Thackeray Works

Thackeray’s essays, poems, novels, and short narratives combine gravity and humor to develop complex commentaries on society as a whole and the individual’s place in it. His narrators, whose moralizing is always to be questioned, serve to expose readers to different ways of perceiving and thinking about reality.

Because plot summaries of Thackeray’s works would reduce their breadth and depth to simple sequences of events, I have chosen to quote the opening and closing lines of his major novels in the hope that the interested reader will pick up one of Thackeray’s books and take the time to enjoy the wisdom, wit, and beauty that lie within it.

The Luck of Barry Lyndon: A Romance of the Last Century. By Fitzboodle (1844)

"Since the days of Adam, there has been hardly a mischief done in this world but a woman has been at the bottom of it. . . .

The trees in Hackton Park are all about forty years old, and the Irish property is rented in exceedingly small farms to the peasantry; who still entertain the stranger with stories of the daring, and the devilry, and the wickedness and the fall of Barry Lyndon."

Vanity Fair: A Novel without a Hero (1847-1848)
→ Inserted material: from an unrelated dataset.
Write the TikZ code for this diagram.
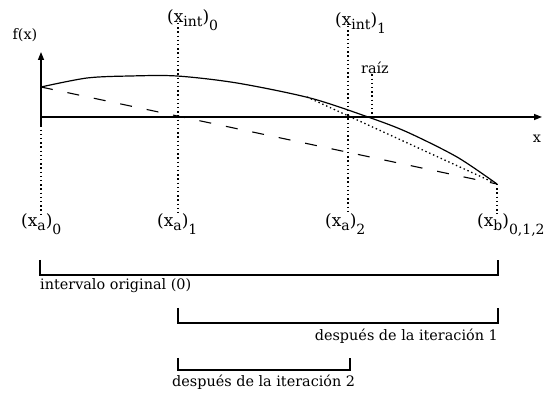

"While the present century was in its teens, and on one sunshiny morning in June, there drove up to the great iron gate of Miss Pinkerton’s academy for young ladies, on Chiswick Mall, a large family coach, with two fat horses in blazing harness, driven by a fat coachman in a three-cornered hat and wig, at the rate of four miles an hour. . . .

Ah! Vanitas Vanitatum! which of us is happy in this world? Which of us has his desire? Or, having it, is satisfied?—come, children, let us shut up the box and the puppets, for our play is played out."

The History of Pendennis: His Fortunes and Misfortunes, His Friends, and His Greatest Enemy (1848-1850)

"One fine morning in the full London season, Major Arthur Pendennis came over from his lodgings, according to his custom, to breakfast at a certain Club in Pall Mall, of which he was a chief ornament. . . .

We own, and see daily, how the false and worthless live and prosper, while the good are called away, and the dear and young perish untimely,—we perceive in every man’s life the maimed happiness, the frequent falling, the bootless endeavor, the struggle of Right and Wrong, in which the strong often succumb and the swift fail: we see flowers of good blooming in foul places, as, in the most lofty and splendid fortunes, flaws of vice and meanness, and stains of evil; and, knowing how mean the best of us is, let us give a hand of charity to Arthur Pendennis, with all his faults and shortcomings, who does not claim to be a hero, but only a man and a brother."

The History of Henry Esmond, Esq., A Colonel in the Service of Her Majesty Queen Anne. Written by Himself (1852)

"The actors in the old tragedies, as we read, piped their iambics to a tune, speaking from under a mask, and wearing stilts and a great head-dress. . . .

Our diamonds are turned into ploughs and axes for our plantations; and into negroes, the happiest and merriest, I think in all this country: and the only jewel by which my wife sets any store, and from which she hath never parted, is that gold button she took from my arm on the day when she visited me in prison, and which she wore ever after, as she told me, on the tenderest heart in the world."

The Newcomes: Memoirs of a Most Respectable Family. Edited by Arthur Pendennis, Esq. (1853-1855)

"A crow, who had flown away with a cheese from a dairy window, sat perched on a tree looking down at a great big frog in a pool underneath him. . . .

Ah, happy, harmless Fable-land, where these things are! Friendly reader! May you and the author meet there on some future day! He hopes so; as he yet keeps a lingering hold of your hand, and bids you farewell with a kind heart."

The Virginians: A Tale of the Last Century (1857-1858)

"On the library wall of one of the most famous writers of America, there hang two crossed swords, which his relatives wore in the great War of Independence. . . .

Here my master comes; he has poked out all the house-fires, has looked to all the bolts, has ordered the whole male and female crew to their chambers; and begins to blow my candles out, and says, ‘Time, Sir George, to go to bed! Twelve o’clock!’ ‘Bless me! So indeed it is.’ And I close my book, and go to my rest, with a blessing on those now around me asleep."

The Adventures of Philip on His Way through the World; Showing who Robbed Him, Who Helped Him, and Who Passed Him By (1861-1862)

"'Not attend her own son when he is ill!’ said my mother. ‘She does not deserve to have a son!’ And Mrs. Pendennis looked towards her own only darling whilst uttering this indignant exclamation. . . .

Dance on the lawn, young folks, whilst the elders talk in the shade! What? The night is falling: we have talked enough over our wine: and it is time to go home? Good night. Good night, friends, old and young! The night will fall: the stories must end: and the best friends must part."